Without the pictures, print the lines running from the beginning of the material to the line containing "import seaborn as sns", both ends included.

## START

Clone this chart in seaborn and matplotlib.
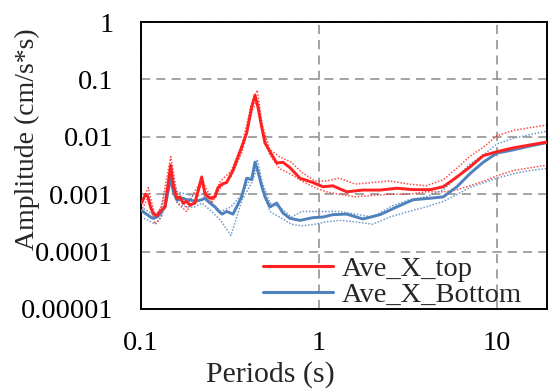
import matplotlib
matplotlib.use("Agg")
import matplotlib.pyplot as plt
import matplotlib.ticker as mticker
import numpy as np
import pandas as pd
import seaborn as sns

# Periods (s) for the averaged spectra
period = [0.1009, 0.1060, 0.1095, 0.1130, 0.1168, 0.1230, 0.1279, 0.1364, 0.1469, 0.1520,
          0.1587, 0.1660, 0.1722, 0.1800, 0.1885, 0.2010, 0.2193, 0.2288, 0.2380, 0.2442,
          0.2605, 0.2708, 0.2850, 0.3030, 0.3288, 0.3677, 0.3924, 0.4187, 0.4371, 0.4541,
          0.4761, 0.4972, 0.5305, 0.5790, 0.6277, 0.6869, 0.7817, 0.9235, 1.0515, 1.197,
          1.431, 1.766, 2.202, 2.735, 3.38, 4.22, 4.99, 5.96, 7.07, 8.37, 10.0, 12.3, 15.3, 19.0]

ave_top = [0.0007, 0.0010, 0.0009, 0.0006, 0.00047, 0.00042, 0.0005, 0.0006, 0.0032, 0.0014,
           0.00085, 0.0009, 0.0007, 0.00075, 0.00065, 0.0007, 0.002, 0.001, 0.0009, 0.00085,
           0.0009, 0.0013, 0.0015, 0.0016, 0.0026, 0.0066, 0.0116, 0.033, 0.053, 0.033,
           0.015, 0.0078, 0.0055, 0.0035, 0.0036, 0.0029, 0.0019, 0.0016, 0.00135, 0.0014,
           0.0011, 0.00118, 0.00118, 0.00127, 0.0012, 0.0012, 0.00135, 0.002, 0.003, 0.0047,
           0.0055, 0.0064, 0.0072, 0.0081]

ave_bottom = [0.00052, 0.00046, 0.00043, 0.0004, 0.00038, 0.0004, 0.00045, 0.0006, 0.0019, 0.0011,
              0.0008, 0.0008, 0.00085, 0.0008, 0.0008, 0.00075, 0.0008, 0.00085, 0.00075, 0.0007,
              0.0006, 0.00052, 0.00045, 0.0005, 0.00045, 0.0009, 0.0019, 0.0018, 0.0036, 0.0025,
              0.0014, 0.0009, 0.0006, 0.0007, 0.00047, 0.00038, 0.00035, 0.00039, 0.0004, 0.00044,
              0.00045, 0.00037, 0.00044, 0.0006, 0.0008, 0.00085, 0.0009, 0.00135, 0.0023, 0.0036,
              0.0052, 0.0059, 0.0069, 0.0079]

# Periods (s) for the individual records
period_rec = [0.1, 0.11, 0.12, 0.13, 0.147, 0.16, 0.18, 0.2, 0.22, 0.25, 0.28, 0.32,
              0.37, 0.42, 0.45, 0.48, 0.53, 0.6, 0.7, 0.8, 0.95, 1.1, 1.3, 1.6, 2.0,
              2.5, 3.2, 4.0, 5.0, 6.0, 7.0, 8.5, 10, 12.5, 15.5, 19]

top_rec1 = [0.0007, 0.0013, 0.0004, 0.0006, 0.0045, 0.0009, 0.0006, 0.0011, 0.0018,
            0.0008, 0.0017, 0.0025, 0.0075, 0.04, 0.065, 0.016, 0.006, 0.0045, 0.0036,
            0.0024, 0.0017, 0.0017, 0.0019, 0.0015, 0.0016, 0.0017, 0.0015, 0.0014,
            0.0018, 0.0029, 0.0045, 0.0068, 0.0105, 0.013, 0.0145, 0.016]
top_rec2 = [0.0005, 0.0009, 0.0003, 0.0004, 0.0025, 0.0007, 0.0005, 0.0008, 0.0015,
            0.0007, 0.0013, 0.002, 0.0055, 0.028, 0.045, 0.013, 0.0048, 0.0028, 0.0022,
            0.0017, 0.0013, 0.0011, 0.001, 0.0009, 0.00095, 0.001, 0.001, 0.0011,
            0.0011, 0.0012, 0.0014, 0.0017, 0.0021, 0.0026, 0.0029, 0.0032]
bot_rec1 = [0.0006, 0.0005, 0.0004, 0.0006, 0.0025, 0.0011, 0.001, 0.0009, 0.001,
            0.0007, 0.0005, 0.0006, 0.001, 0.0021, 0.004, 0.0016, 0.0007, 0.0006, 0.0004,
            0.0005, 0.0005, 0.0005, 0.0005, 0.00045, 0.0004, 0.0006, 0.0008, 0.0009,
            0.0012, 0.002, 0.0033, 0.005, 0.0075, 0.0095, 0.011, 0.0125]
bot_rec2 = [0.0004, 0.00035, 0.0003, 0.0004, 0.0018, 0.0007, 0.0006, 0.0006, 0.0007,
            0.0005, 0.00035, 0.00019, 0.0008, 0.0016, 0.003, 0.0012, 0.0005, 0.0004, 0.0003,
            0.00028, 0.0003, 0.00033, 0.00035, 0.00033, 0.0003, 0.0004, 0.0005, 0.0006,
            0.00075, 0.001, 0.0013, 0.0016, 0.0019, 0.0023, 0.0026, 0.0028]

xticks = [0.1, 1, 10]
xtick_labels = ["0.1", "1", "10"]
yticks = [0.00001, 0.0001, 0.001, 0.01, 0.1, 1]
ytick_labels = ["0.00001", "0.0001", "0.001", "0.01", "0.1", "1"]

RED = "#FF2020"
BLUE = "#4F81BD"

sns.set_style("white")
plt.rcParams["font.family"] = ["Liberation Serif", "DejaVu Serif"]

fig = plt.figure(figsize=(5.49, 3.91), dpi=100)
ax = fig.add_axes([141 / 549, 1 - 309 / 391, 406 / 549, 287 / 391])

# individual records as thin dotted lines
for vals, col in [(top_rec1, RED), (top_rec2, RED), (bot_rec1, BLUE), (bot_rec2, BLUE)]:
    sns.lineplot(x=period_rec, y=vals, ax=ax, color=col, lw=1.1, linestyle=(0, (1, 1.1)),
                 alpha=0.8, legend=False, zorder=2)

# averaged spectra
sns.lineplot(x=period, y=ave_top, ax=ax, color=RED, lw=2.1, label="Ave_X_top", zorder=4)
sns.lineplot(x=period, y=ave_bottom, ax=ax, color=BLUE, lw=2.1, label="Ave_X_Bottom", zorder=3)

ax.set_xscale("log")
ax.set_yscale("log")
ax.set_xlim(0.1, 19.1)
ax.set_ylim(0.00001, 1)

ax.xaxis.set_major_locator(mticker.FixedLocator(xticks))
ax.xaxis.set_major_formatter(mticker.FixedFormatter(xtick_labels))
ax.yaxis.set_major_locator(mticker.FixedLocator(yticks))
ax.yaxis.set_major_formatter(mticker.FixedFormatter(ytick_labels))
ax.xaxis.set_minor_locator(mticker.LogLocator(base=10, subs=np.arange(2, 10), numticks=20))
ax.yaxis.set_minor_locator(mticker.LogLocator(base=10, subs=np.arange(2, 10), numticks=20))
ax.xaxis.set_minor_formatter(mticker.NullFormatter())
ax.yaxis.set_minor_formatter(mticker.NullFormatter())

ax.tick_params(axis="both", which="major", direction="in", length=6, width=1.2,
               labelsize=20.5, colors="black", top=False, right=False)
ax.tick_params(axis="both", which="minor", direction="in", length=4, width=1.0,
               top=False, right=False)
ax.tick_params(axis="y", which="major", pad=20)
ax.tick_params(axis="x", which="major", pad=16)

ax.grid(True, which="major", color="#8a8a8a", linestyle=(0, (6, 4)), lw=1.1, zorder=1)
ax.set_axisbelow(True)

for sp in ax.spines.values():
    sp.set_visible(True)
    sp.set_color("black")
    sp.set_linewidth(1.4)

ax.set_xlabel("Periods (s)", fontsize=21.5)
ax.set_ylabel("Amplitude (cm/s*s)", fontsize=20)
ax.xaxis.set_label_coords(0.318, -0.183)
ax.yaxis.set_label_coords(-0.249, 0.59)

leg = ax.legend(loc="center left", bbox_to_anchor=(263 / 549, 1 - 282 / 391),
                bbox_transform=fig.transFigure, frameon=False, fontsize=20.5,
                handlelength=2.45, handletextpad=0.3, labelspacing=0.0,
                borderpad=0, borderaxespad=0)
for h in leg.get_lines():
    h.set_linewidth(2.2)

fig.savefig("out.png", dpi=100)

## END

SOLUTION:
Clone this chart in seaborn and matplotlib.
import matplotlib
matplotlib.use("Agg")
import matplotlib.pyplot as plt
import matplotlib.ticker as mticker
import numpy as np
import pandas as pd
import seaborn as sns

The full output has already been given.